If you have been to the grocery store at all in the past couple of years, you will surely have noticed the influx of non-dairy milks and the overall shift to plant-based alternatives. It seems like there are milk options for every type of nut and seed: almond, cashew, pea, coconut, macadamia, and of course oats. Oatly (NASDAQ:OTLY) is a Swedish-based maker of oat milks and other oat products, and recently debuted on the NASDAQ exchange via a traditional IPO on May 20. At the time of this writing, Oatly has a market cap of nearly $14 billion, which already values the company higher than its plant-based peer Beyond Meat (NASDAQ:BYND). With very few year over year comparisons as a publicly traded company, let’s see how Oatly measures out as a long-term investment. Learn more
The Bullish Case: Just look around and you will see that dairy alternatives are everywhere! An estimated 68% of the world’s population suffers from some sort of lactose intolerance or malabsorption, and as the globalization of consumer products continues to grow, expect Oatly’s products to extend its penetration into developing markets. These markets include the extremely lucrative coffee and tea drinking countries of Asia, and Oatly’s presence in China has already been well documented as Starbucks (NASDAQ:SBUX) already serves Oatly based beverages like the Oatly latte, Oatly Matcha Latte, and Berries Oatly Black Tea Macchiato. Oatly also has a deal to be the official oat milk product of Starbucks in America and all of its European locations as well. Oat milk and oat products also have the lowest carbon footprint created by any alternative dairy products, using an estimated 60% less energy and 80% less land. With major investors such as Jay-Z, Natalie Portman, Oprah Winfrey, as well as a 10% stake for the massive Blackstone Group, which is led by ex-Starbucks CEO Howard Schulz.
The Bearish Case: The dairy alternative market is oversaturated with products, and there is nothing to say that oat milk, let alone Oatly, will reign supreme. Plant-based milks account for about 10% of the total global milk sales, but one has to question whether it can ever overcome traditional dairy milk. The stock valuation is also high for a company that is far from profitable. High growth businesses often reinvest much of its capital back into its operations and that is exactly what Oatly is planning to do. But with its $14 billion market cap, the stock is currently trading at over 30 times sales, and while sales are rapidly growing, it is certainly a rich valuation that seems to be soaring off of post-IPO hype.

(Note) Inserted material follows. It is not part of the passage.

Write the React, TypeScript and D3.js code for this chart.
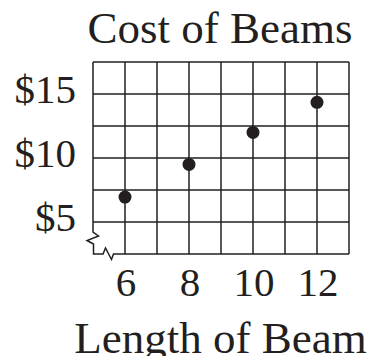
import React from 'react';
import * as d3 from 'd3';

// beam length (ft) and cost ($)
const lengths = [6, 8, 10, 12];
const costs = [6.95, 9.5, 12, 14.35];
const xTicks = [6, 8, 10, 12];
const yTicks = [5, 10, 15];
const xGrid = [6, 7, 8, 9, 10, 11, 12, 13];
const yGrid = [5, 7.5, 10, 12.5, 15, 17.5];

const W = 374;
const H = 356;
const ink = '#231f20';
const font = '"Liberation Serif", "Times New Roman", serif';

const App = () => {
  const x = d3.scaleLinear().domain([5, 13]).range([93, 349]);
  const y = d3.scaleLinear().domain([2.5, 17.5]).range([254, 62]);

  const x0 = x(5);
  const y0 = y(2.5);

  // left and bottom borders with the axis break zigzags
  const border = d3.line()([
    [x0, y(17.5)],
    [x0, y0 - 22],
    [x0 + 5.5, y0 - 18],
    [x0 - 6, y0 - 13.5],
    [x0 + 0.5, y0 - 10],
    [x0 + 0.5, y0],
    [x0 + 10, y0],
    [x0 + 12.5, y0 - 6],
    [x0 + 18.5, y0 + 5.5],
    [x0 + 20.5, y0],
    [x(13), y0],
  ]);

  return (
    <svg
      width={W}
      height={H}
      style={{ position: 'absolute', left: 0, top: 0, background: '#fff' }}
    >
      <g stroke={ink} strokeWidth={1.5} fill="none">
        {xGrid.map((d) => (
          <line key={'vx' + d} x1={x(d)} x2={x(d)} y1={y(17.5)} y2={y0} />
        ))}
        {yGrid.map((d) => (
          <line key={'hy' + d} x1={x0} x2={x(13)} y1={y(d)} y2={y(d)} />
        ))}
        <path d={border || ''} strokeLinejoin="miter" />
      </g>

      <g fill={ink}>
        {lengths.map((d, i) => (
          <circle key={d} cx={x(d)} cy={y(costs[i])} r={6.5} />
        ))}
      </g>

      <g fontFamily={font} fontSize={41} fill={ink}>
        {xTicks.map((d) => (
          <text key={'xt' + d} x={x(d) + 1} y={296} textAnchor="middle">
            {d}
          </text>
        ))}
        {yTicks.map((d) => (
          <text key={'yt' + d} x={76} y={y(d) + 9} textAnchor="end">
            {'$' + d}
          </text>
        ))}
      </g>

      <g fontFamily={font} fontSize={45} fill={ink} textAnchor="middle">
        <text x={220} y={43}>Cost of Beams</text>
        <text x={220.5} y={353}>Length of Beam</text>
      </g>
    </svg>
  );
};

export default App;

Final Verdict on Oatly: The growth opportunity is certainly there, and with an ever expanding product line, Oatly is positioning itself to be the dominant first mover in the oat product industry. The real question surrounds how widely oat milk can be adopted. The partnership with Starbucks is certainly one of the strongest a company can have in the food services industry, and locking down the markets of China and the U.S. will do wonders for Oatly moving forward. The stock might be a little frothy right now due to the hype surrounding its IPO, but with solid strategic partnerships and a strong brand name presence, Oatly may be an incredible investment for long-term holders of the stock.